With the 22nd pick, the Minnesota Vikings selected Jefferson, who set an N.F.L. record for the most receiving yards in a player’s first three seasons. Reagor never panned out in Philadelphia and was traded to Minnesota in August for two late-round draft picks. To make matters worse, the Vikings later posted a video of their head coach and general manager’s live reactions of amazement and laughter when the Eagles passed on Jefferson.
“I’m not going to sit here and lie,” Roseman told a Philadelphia radio station in September. “We’d love to have that moment back.”
But in the second round of that draft, Roseman selected Jalen Hurts despite having Wentz under a long-term contract that set a since-broken record with $107.9 million in guaranteed money.
As the Eagles struggled in the 2020 season, Wentz was eventually benched for Hurts and was later traded to the Colts with Philadelphia eating the remainder of the guaranteed portion of his contract, which was $33.8 million.
“It’s hard to stay bold after you’ve had a situation that didn’t go the way you wanted,” said Banner, the former Eagles president. But, he said, Roseman had been “undeterred” by the Wentz situation.
“He’s made individual moves that have been obviously very impressive, but I think what’s served him well and the Eagles best is his willingness to just keep being bold,” Banner said.
Regardless of whether Philadelphia again lifts the Lombardi Trophy, Roseman will again face dilemmas over how to best spend for the future.
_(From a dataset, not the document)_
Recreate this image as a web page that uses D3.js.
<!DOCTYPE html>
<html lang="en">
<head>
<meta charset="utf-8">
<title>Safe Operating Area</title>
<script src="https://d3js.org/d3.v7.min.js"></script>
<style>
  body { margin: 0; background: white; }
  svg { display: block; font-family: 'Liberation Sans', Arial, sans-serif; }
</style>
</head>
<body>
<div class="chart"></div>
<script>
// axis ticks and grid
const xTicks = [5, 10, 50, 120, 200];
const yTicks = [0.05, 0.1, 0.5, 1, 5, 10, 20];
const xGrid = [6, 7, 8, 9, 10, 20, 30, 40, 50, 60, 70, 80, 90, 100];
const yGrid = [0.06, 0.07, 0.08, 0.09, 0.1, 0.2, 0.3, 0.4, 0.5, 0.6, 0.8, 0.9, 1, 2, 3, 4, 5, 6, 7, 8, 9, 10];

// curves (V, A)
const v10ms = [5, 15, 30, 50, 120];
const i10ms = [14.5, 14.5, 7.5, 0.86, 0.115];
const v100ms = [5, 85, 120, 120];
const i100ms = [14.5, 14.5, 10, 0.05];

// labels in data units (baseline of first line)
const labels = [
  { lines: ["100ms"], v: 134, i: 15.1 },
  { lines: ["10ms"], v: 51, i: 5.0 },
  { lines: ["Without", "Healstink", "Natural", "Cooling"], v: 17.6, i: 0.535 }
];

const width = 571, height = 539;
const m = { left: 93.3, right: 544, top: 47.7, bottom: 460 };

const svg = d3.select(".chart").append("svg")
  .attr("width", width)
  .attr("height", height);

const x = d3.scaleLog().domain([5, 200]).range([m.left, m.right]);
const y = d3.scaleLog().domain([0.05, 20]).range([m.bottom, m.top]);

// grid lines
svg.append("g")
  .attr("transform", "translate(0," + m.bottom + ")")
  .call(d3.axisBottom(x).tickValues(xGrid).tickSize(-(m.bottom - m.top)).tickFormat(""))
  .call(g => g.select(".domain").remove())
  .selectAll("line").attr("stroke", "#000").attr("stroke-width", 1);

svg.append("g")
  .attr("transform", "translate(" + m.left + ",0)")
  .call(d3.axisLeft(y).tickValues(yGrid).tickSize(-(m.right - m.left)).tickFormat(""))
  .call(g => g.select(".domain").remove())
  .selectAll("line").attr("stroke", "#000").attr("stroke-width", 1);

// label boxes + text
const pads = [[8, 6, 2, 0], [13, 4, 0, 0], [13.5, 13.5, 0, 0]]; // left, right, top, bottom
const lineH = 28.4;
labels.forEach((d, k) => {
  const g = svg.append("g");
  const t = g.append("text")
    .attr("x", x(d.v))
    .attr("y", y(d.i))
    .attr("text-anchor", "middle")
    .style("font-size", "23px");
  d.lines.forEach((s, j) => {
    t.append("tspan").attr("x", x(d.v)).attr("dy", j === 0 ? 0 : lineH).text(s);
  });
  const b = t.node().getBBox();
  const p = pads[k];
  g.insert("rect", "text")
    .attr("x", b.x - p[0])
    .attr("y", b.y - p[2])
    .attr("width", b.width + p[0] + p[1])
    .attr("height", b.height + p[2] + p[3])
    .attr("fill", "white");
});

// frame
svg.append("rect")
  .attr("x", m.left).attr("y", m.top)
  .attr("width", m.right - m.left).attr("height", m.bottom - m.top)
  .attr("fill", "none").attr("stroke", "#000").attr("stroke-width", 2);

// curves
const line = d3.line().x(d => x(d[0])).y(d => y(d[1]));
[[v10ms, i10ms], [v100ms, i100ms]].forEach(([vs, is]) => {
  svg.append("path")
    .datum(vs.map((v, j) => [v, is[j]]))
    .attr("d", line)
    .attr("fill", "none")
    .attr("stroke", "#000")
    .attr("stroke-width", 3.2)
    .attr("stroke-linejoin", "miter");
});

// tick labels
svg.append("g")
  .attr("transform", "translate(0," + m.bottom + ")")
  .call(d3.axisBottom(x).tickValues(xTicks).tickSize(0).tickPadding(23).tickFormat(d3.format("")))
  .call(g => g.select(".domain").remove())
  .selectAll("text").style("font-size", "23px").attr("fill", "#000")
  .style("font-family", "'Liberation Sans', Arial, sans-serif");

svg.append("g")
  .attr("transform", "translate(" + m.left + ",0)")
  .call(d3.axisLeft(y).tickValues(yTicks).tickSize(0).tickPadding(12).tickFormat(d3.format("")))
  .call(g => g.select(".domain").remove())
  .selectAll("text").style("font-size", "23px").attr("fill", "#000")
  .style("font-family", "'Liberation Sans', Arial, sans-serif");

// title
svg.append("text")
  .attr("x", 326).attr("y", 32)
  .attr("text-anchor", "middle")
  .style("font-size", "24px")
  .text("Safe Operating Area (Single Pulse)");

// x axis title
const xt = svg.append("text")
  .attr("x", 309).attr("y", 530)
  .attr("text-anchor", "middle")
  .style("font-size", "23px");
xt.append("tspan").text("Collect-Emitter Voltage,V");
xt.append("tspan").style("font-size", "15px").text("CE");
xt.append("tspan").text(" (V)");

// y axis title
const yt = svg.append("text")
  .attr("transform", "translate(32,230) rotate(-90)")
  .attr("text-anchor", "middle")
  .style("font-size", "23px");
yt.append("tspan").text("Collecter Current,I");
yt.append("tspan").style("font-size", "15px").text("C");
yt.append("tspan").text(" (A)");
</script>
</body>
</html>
Hurts is in the third year of his rookie contract, and a league — or Super Bowl — M.V.P. award could put him in line for a market-setting extension. Playmakers compelled to overachieve their one-year deals will be due for salary talks, and with 19 potential free agents this off-season Roseman might be in the same position as the cap-strapped general managers he lurked last year.
But Roseman and the Eagles have six picks in April’s draft, including the tenth overall selection (from the Saints in the Gardner-Johnson trade). That means the Eagles’ postseason games aren’t the team’s only showcase worth watching.